Exercise instructions |
Copy out all the lines exactly. Omit pictures.

Source material |
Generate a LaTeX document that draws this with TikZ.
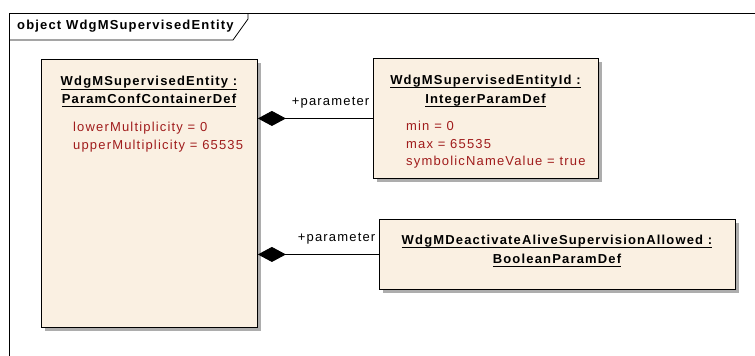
\documentclass[tikz,border=0pt]{standalone}
\usepackage{fontspec}
\setmainfont{Liberation Sans}[LetterSpace=9]
\usetikzlibrary{arrows.meta,shadows}
\definecolor{objfill}{RGB}{250,240,226}
\definecolor{attrred}{RGB}{160,28,28}
\newcommand{\objname}[1]{\setbox0\hbox{#1}\rlap{\rule[-3.8pt]{\wd0}{0.9pt}}\box0}

\begin{document}
\begin{tikzpicture}[x=1pt, y=-1pt,
  objbox/.style={draw, line width=0.9pt, fill=objfill, anchor=north west, inner sep=0pt,
    drop shadow={shadow xshift=4pt, shadow yshift=-4pt, fill=black!32, opacity=1}},
  objtitle/.style={font=\fontsize{13}{15}\selectfont\bfseries, anchor=base, inner sep=0pt},
  attr/.style={font=\fontsize{13}{15}\selectfont, text=attrred, anchor=base west, inner sep=0pt},
  role/.style={font=\fontsize{13}{15}\selectfont, anchor=base east, inner sep=0pt},
  owns/.style={draw, line width=0.9pt, -{Diamond[length=28pt,width=15pt]}}]
  \useasboundingbox (0,0) rectangle (755,356);
  % frame
  \draw [line width=0.8pt] (9,356) -- (9,13) -- (755,13);
  \draw [line width=0.8pt] (9,40) -- (233,40) -- (248,19) -- (248,13);
  \node [objtitle, anchor=base west] (frame) at (17,29.5) {object WdgMSupervisedEntity};
  % objects
  \node [objbox, minimum width=216pt, minimum height=268pt] (entity) at (41,59) {};
  \node [objbox, minimum width=225pt, minimum height=120pt] (intdef) at (373,58) {};
  \node [objbox, minimum width=356pt, minimum height=70pt] (booldef) at (379,219) {};
  \node [objtitle] (entityA) at (149,85.7) {\objname{WdgMSupervisedEntity :}};
  \node [objtitle] (entityB) at (149,103.3) {\objname{ParamConfContainerDef}};
  \node [attr] (entityC) at (73,131) {lowerMultiplicity = 0};
  \node [attr] (entityD) at (73,149) {upperMultiplicity = 65535};
  \node [objtitle] (intdefA) at (485.5,84.5) {\objname{WdgMSupervisedEntityId :}};
  \node [objtitle] (intdefB) at (485.5,103.5) {\objname{IntegerParamDef}};
  \node [attr] (intdefC) at (406,130) {min = 0};
  \node [attr] (intdefD) at (406,148) {max = 65535};
  \node [attr] (intdefE) at (406,165.5) {symbolicNameValue = true};
  \node [objtitle] (booldefA) at (557,244) {\objname{WdgMDeactivateAliveSupervisionAllowed :}};
  \node [objtitle] (booldefB) at (557,263) {\objname{BooleanParamDef}};
  % compositions
  \draw [owns] (intdef.west) -- (entity.east |- intdef.west);
  \draw [owns] (booldef.west) -- (entity.east |- booldef.west);
  \node [role] (roleA) at ([xshift=-3.5pt, yshift=12.5pt]intdef.west) {+parameter};
  \node [role] (roleB) at ([xshift=-3.5pt, yshift=12.5pt]booldef.west) {+parameter};
\end{tikzpicture}
\end{document}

Task output |
Generate a LaTeX document that draws this with TikZ.
\documentclass[tikz,border=0pt]{standalone}
\usepackage{fontspec}
\setmainfont{Liberation Sans}[LetterSpace=9]
\usetikzlibrary{arrows.meta,shadows}
\definecolor{objfill}{RGB}{250,240,226}
\definecolor{attrred}{RGB}{160,28,28}
\newcommand{\objname}[1]{\setbox0\hbox{#1}\rlap{\rule[-3.8pt]{\wd0}{0.9pt}}\box0}

\begin{document}
\begin{tikzpicture}[x=1pt, y=-1pt,
  objbox/.style={draw, line width=0.9pt, fill=objfill, anchor=north west, inner sep=0pt,
    drop shadow={shadow xshift=4pt, shadow yshift=-4pt, fill=black!32, opacity=1}},
  objtitle/.style={font=\fontsize{13}{15}\selectfont\bfseries, anchor=base, inner sep=0pt},
  attr/.style={font=\fontsize{13}{15}\selectfont, text=attrred, anchor=base west, inner sep=0pt},
  role/.style={font=\fontsize{13}{15}\selectfont, anchor=base east, inner sep=0pt},
  owns/.style={draw, line width=0.9pt, -{Diamond[length=28pt,width=15pt]}}]
  \useasboundingbox (0,0) rectangle (755,356);
  % frame
  \draw [line width=0.8pt] (9,356) -- (9,13) -- (755,13);
  \draw [line width=0.8pt] (9,40) -- (233,40) -- (248,19) -- (248,13);
  \node [objtitle, anchor=base west] (frame) at (17,29.5) {object WdgMSupervisedEntity};
  % objects
  \node [objbox, minimum width=216pt, minimum height=268pt] (entity) at (41,59) {};
  \node [objbox, minimum width=225pt, minimum height=120pt] (intdef) at (373,58) {};
  \node [objbox, minimum width=356pt, minimum height=70pt] (booldef) at (379,219) {};
  \node [objtitle] (entityA) at (149,85.7) {\objname{WdgMSupervisedEntity :}};
  \node [objtitle] (entityB) at (149,103.3) {\objname{ParamConfContainerDef}};
  \node [attr] (entityC) at (73,131) {lowerMultiplicity = 0};
  \node [attr] (entityD) at (73,149) {upperMultiplicity = 65535};
  \node [objtitle] (intdefA) at (485.5,84.5) {\objname{WdgMSupervisedEntityId :}};
  \node [objtitle] (intdefB) at (485.5,103.5) {\objname{IntegerParamDef}};
  \node [attr] (intdefC) at (406,130) {min = 0};
  \node [attr] (intdefD) at (406,148) {max = 65535};
  \node [attr] (intdefE) at (406,165.5) {symbolicNameValue = true};
  \node [objtitle] (booldefA) at (557,244) {\objname{WdgMDeactivateAliveSupervisionAllowed :}};
  \node [objtitle] (booldefB) at (557,263) {\objname{BooleanParamDef}};
  % compositions
  \draw [owns] (intdef.west) -- (entity.east |- intdef.west);
  \draw [owns] (booldef.west) -- (entity.east |- booldef.west);
  \node [role] (roleA) at ([xshift=-3.5pt, yshift=12.5pt]intdef.west) {+parameter};
  \node [role] (roleB) at ([xshift=-3.5pt, yshift=12.5pt]booldef.west) {+parameter};
\end{tikzpicture}
\end{document}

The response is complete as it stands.